When we celebrated our 35th wedding anniversary in 2009, my husband and I put together a list of 10 lessons learned. I shared the list in a Pause message. You can view the original message on my blog at: or download a formatted pdf version of the list at: library/articles/loves_lessons_learned.pdf

This prompted a number of readers to respond with relationships lessons of their own. Here is a summary of their suggestions..

V writes:
The most important lesson I’ve learned is that in order for a marriage to succeed one has to be able to forgive and forget. There have been incidents in our relationship where either one of us said or did things that were almost unforgivable. For us it is important to draw a line and put the incident behind us to never bring up again. This system has allowed us to stay together for 37 years and be able to enjoy our grandchildren together and hopefully many more years of sharing our life together.

M writes:
I really like having your own interests/hobbies outside of “couple” things. I remember my husband giving me a sentimental compliment many years ago saying, “You are probably the only person, when I want to be by myself, that I like to have around.” I totally got what he was trying to say! That’s probably why even when we are at home busy doing our own things, we still like to know the other person is somewhere around the house/yard.

E writes:
I heard an interview with a couple celebrating their 80th wedding anniversary (where did THAT time go?). They credited their marital longevity to never falling out of love with each other — at the same time.

J writes:
It is so important to keep laughing… be able to laugh at ourselves, to be able to laugh at each other without hurting one another, and certainly to be able to laugh joyously together. It has saved the day for us many times in the past 35 years.

J writes:
When my wife and I were about to get married, my Mother advised us (while looking at me) to agree to disagree agreeably! So far, through 47 years , it has worked.

M writes:
My favorite relationship lessons include: Never go to bed angry. Always work it out before going to sleep if there’s an argument. Don’t take things personally and simply live love. Laugh everyday with your partner in life. And always ask, don’t assume. Seems to work for us.

J writes:
In our almost 52 year partnership, we’ve learned a couple of lessons we find helpful. Keep a sense of humor. And (straight from Little Women) never go to sleep angry!

D writes:
One thing I would add and would certainly do differently would be to have a ‘date night’ at least once a month when your children are at home, regardless of their ages (babies through to teenagers) no matter what!

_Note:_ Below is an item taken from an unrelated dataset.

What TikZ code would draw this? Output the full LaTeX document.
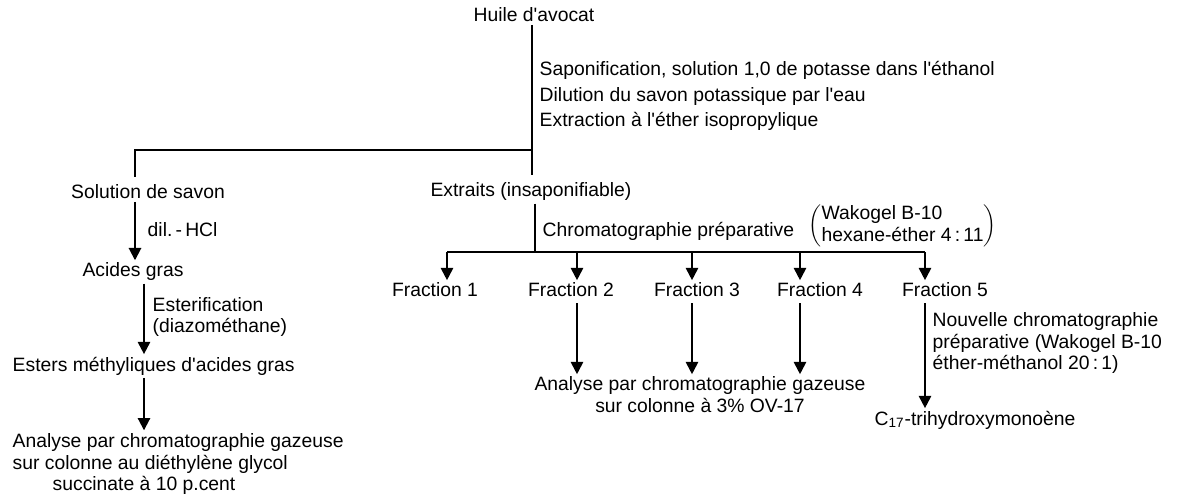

We had no family support and little to no extra money and we couldn’t or didn’t do that and are now paying the price. It doesn’t matter what you do (a walk, a McDonald’s sundae, a meal), but go out – just the two of you and never, never miss a month or you may break the habit! Do it for yourselves and for your children!!

W writes:
My sister-in-law, married an entire 2.5 years, says she and my brother have at least one good ‘belly-laugh’ a day. I’ve often asked my much-married friends (the 25-30 plus years together ones) what keeps them happy, and the most common answer by far has been: He/she makes me laugh. You can’t go wrong if that’s a part of your relationship.

Y writes:
The other person is the way he/she is. Trying to change the person will not work and the relationship will not work out. Save some time to do the things you like – meaning that you don’t have to be with your partner all the time, every hour of every day. Spending some time by oneself doing the things ones like (with friends, running, cycling, skiing, carving) is necessary to remain who you are.

E writes:
Relationships are like training for a marathon. You are in it for the long haul. Pace yourself, and put in the time each day. You have to commit and then actually “show up” to do the work. Both of you as a team comes first, everything else is secondary. If the core team isn’t strong, the rest of the family doesn’t work either.

P writes:
One thing that my husband started when we first married was to say ‘I love you’ every day, usually in the morning. At first I though it was sweet but kind of odd to be saying that as one of our ‘to do’s’ for the day but after a while I came to really appreciate how much it meant to hear ‘I love you’ on a regular basis.

Now we don’t concentrate on saying ‘I love you’ so much as giving each other a kiss when we get home from work. My husband works strange hours some days, so we never know exactly when we’ll see each other. I’ve come to realize that it’s the fact that we’re taking time to connect and reaffirm that we want to be with each other that makes the difference.